begin PROVIDED DATA

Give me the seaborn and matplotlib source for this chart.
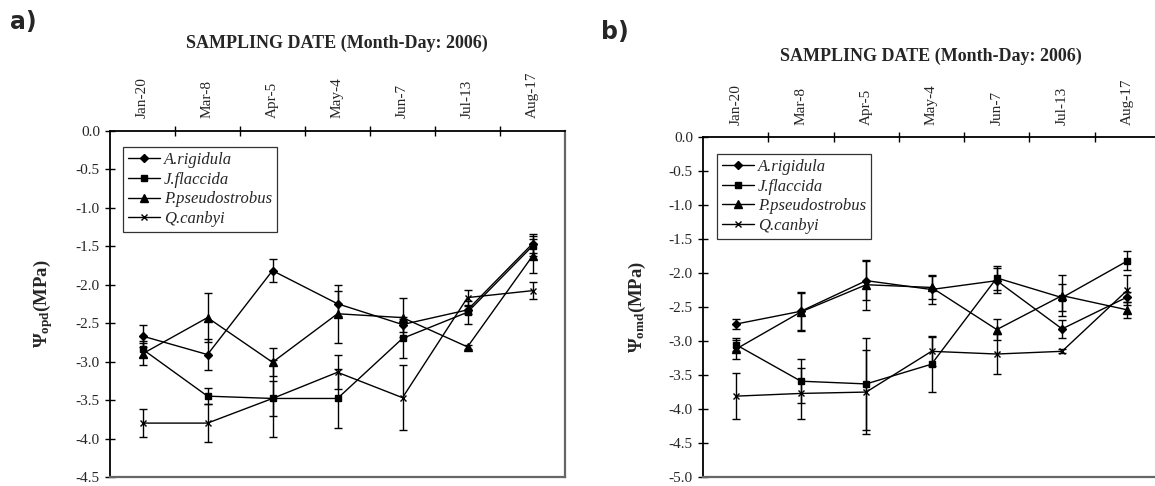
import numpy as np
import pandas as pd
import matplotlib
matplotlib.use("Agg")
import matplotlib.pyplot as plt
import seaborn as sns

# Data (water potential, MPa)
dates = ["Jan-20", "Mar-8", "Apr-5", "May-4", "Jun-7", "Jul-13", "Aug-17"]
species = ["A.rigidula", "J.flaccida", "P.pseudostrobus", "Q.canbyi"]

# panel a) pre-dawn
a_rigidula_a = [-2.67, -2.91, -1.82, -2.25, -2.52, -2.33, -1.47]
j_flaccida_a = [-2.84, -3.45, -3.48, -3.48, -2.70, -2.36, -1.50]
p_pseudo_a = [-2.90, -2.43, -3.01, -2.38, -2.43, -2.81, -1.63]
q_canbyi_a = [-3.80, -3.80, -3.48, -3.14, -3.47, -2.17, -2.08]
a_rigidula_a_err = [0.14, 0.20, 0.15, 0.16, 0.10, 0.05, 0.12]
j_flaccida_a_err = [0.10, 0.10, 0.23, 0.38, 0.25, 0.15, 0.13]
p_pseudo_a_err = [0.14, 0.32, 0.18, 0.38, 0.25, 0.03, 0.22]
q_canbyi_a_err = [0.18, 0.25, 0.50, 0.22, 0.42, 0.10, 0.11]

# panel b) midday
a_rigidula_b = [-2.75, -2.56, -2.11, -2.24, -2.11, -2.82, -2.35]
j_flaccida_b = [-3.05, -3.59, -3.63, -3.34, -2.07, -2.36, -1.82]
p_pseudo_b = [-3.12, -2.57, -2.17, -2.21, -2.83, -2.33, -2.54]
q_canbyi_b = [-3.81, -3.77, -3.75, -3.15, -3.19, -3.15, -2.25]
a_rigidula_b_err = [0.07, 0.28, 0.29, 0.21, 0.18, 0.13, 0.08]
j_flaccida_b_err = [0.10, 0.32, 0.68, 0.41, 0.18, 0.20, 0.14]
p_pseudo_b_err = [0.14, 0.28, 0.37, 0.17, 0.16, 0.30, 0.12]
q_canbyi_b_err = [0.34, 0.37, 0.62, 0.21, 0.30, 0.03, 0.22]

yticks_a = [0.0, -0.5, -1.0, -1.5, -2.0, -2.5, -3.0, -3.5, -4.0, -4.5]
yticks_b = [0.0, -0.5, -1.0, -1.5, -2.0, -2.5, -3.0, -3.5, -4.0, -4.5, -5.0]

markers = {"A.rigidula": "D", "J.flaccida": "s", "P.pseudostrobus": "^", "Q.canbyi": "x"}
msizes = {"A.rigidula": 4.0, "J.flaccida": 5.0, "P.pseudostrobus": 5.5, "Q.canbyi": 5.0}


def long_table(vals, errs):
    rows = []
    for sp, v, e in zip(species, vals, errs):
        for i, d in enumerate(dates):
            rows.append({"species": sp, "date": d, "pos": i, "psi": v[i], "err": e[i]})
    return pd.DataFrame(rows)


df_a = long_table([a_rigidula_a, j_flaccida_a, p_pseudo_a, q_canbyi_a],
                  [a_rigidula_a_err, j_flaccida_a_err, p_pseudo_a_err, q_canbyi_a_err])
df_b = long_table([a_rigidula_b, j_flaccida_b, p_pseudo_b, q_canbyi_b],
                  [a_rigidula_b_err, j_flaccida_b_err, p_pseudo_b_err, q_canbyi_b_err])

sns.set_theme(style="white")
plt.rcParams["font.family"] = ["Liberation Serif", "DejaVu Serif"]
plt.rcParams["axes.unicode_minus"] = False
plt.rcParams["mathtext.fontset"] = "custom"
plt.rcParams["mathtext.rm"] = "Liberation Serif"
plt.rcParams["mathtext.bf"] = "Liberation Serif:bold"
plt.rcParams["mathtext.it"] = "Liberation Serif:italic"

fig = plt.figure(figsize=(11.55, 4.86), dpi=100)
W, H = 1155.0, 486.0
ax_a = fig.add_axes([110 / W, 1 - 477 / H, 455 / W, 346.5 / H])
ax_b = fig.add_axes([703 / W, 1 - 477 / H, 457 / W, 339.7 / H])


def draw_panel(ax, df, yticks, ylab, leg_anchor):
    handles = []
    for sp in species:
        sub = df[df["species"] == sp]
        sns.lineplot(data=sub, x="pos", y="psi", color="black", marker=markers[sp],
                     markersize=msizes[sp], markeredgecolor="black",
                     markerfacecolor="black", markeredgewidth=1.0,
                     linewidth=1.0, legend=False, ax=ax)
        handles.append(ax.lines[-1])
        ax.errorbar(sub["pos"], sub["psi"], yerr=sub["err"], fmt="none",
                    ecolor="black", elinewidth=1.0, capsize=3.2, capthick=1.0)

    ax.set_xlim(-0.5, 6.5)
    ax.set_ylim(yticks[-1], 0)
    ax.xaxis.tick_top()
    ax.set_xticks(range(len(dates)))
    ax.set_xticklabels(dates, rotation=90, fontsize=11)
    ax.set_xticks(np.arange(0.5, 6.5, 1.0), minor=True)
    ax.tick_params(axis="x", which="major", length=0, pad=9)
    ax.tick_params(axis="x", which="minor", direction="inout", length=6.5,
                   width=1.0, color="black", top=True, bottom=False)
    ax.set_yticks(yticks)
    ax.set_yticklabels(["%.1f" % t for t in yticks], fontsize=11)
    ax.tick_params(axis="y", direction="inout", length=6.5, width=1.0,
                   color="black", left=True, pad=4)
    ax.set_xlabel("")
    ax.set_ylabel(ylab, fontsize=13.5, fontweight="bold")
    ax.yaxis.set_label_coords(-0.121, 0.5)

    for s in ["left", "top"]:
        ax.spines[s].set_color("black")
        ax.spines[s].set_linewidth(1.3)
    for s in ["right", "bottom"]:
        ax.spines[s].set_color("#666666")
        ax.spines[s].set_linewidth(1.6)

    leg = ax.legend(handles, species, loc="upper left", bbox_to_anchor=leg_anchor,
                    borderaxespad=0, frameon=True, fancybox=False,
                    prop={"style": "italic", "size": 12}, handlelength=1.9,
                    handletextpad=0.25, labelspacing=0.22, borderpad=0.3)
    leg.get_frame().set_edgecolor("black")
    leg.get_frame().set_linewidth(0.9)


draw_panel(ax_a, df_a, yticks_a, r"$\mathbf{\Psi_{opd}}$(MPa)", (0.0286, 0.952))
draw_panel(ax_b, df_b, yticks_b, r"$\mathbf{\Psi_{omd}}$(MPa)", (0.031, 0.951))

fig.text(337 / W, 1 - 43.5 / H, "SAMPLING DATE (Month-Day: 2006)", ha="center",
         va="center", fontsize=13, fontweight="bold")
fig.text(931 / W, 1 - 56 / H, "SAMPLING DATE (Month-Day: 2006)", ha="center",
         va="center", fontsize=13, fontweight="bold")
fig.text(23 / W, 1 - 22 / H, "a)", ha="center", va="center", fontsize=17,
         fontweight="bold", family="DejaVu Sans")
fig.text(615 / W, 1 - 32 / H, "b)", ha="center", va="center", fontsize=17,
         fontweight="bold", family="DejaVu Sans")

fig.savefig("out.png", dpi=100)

end PROVIDED DATA

SHORT EXERCISE: Your task is to reproduce exactly the lines from the start of the data above through the line containing "q_canbyi_b_err = [0.34, 0.37, 0.62, 0.21, 0.30, 0.03, 0.22]", leaving every picture out.

WRITTEN SOLUTION:
Give me the seaborn and matplotlib source for this chart.
import numpy as np
import pandas as pd
import matplotlib
matplotlib.use("Agg")
import matplotlib.pyplot as plt
import seaborn as sns

# Data (water potential, MPa)
dates = ["Jan-20", "Mar-8", "Apr-5", "May-4", "Jun-7", "Jul-13", "Aug-17"]
species = ["A.rigidula", "J.flaccida", "P.pseudostrobus", "Q.canbyi"]

# panel a) pre-dawn
a_rigidula_a = [-2.67, -2.91, -1.82, -2.25, -2.52, -2.33, -1.47]
j_flaccida_a = [-2.84, -3.45, -3.48, -3.48, -2.70, -2.36, -1.50]
p_pseudo_a = [-2.90, -2.43, -3.01, -2.38, -2.43, -2.81, -1.63]
q_canbyi_a = [-3.80, -3.80, -3.48, -3.14, -3.47, -2.17, -2.08]
a_rigidula_a_err = [0.14, 0.20, 0.15, 0.16, 0.10, 0.05, 0.12]
j_flaccida_a_err = [0.10, 0.10, 0.23, 0.38, 0.25, 0.15, 0.13]
p_pseudo_a_err = [0.14, 0.32, 0.18, 0.38, 0.25, 0.03, 0.22]
q_canbyi_a_err = [0.18, 0.25, 0.50, 0.22, 0.42, 0.10, 0.11]

# panel b) midday
a_rigidula_b = [-2.75, -2.56, -2.11, -2.24, -2.11, -2.82, -2.35]
j_flaccida_b = [-3.05, -3.59, -3.63, -3.34, -2.07, -2.36, -1.82]
p_pseudo_b = [-3.12, -2.57, -2.17, -2.21, -2.83, -2.33, -2.54]
q_canbyi_b = [-3.81, -3.77, -3.75, -3.15, -3.19, -3.15, -2.25]
a_rigidula_b_err = [0.07, 0.28, 0.29, 0.21, 0.18, 0.13, 0.08]
j_flaccida_b_err = [0.10, 0.32, 0.68, 0.41, 0.18, 0.20, 0.14]
p_pseudo_b_err = [0.14, 0.28, 0.37, 0.17, 0.16, 0.30, 0.12]
q_canbyi_b_err = [0.34, 0.37, 0.62, 0.21, 0.30, 0.03, 0.22]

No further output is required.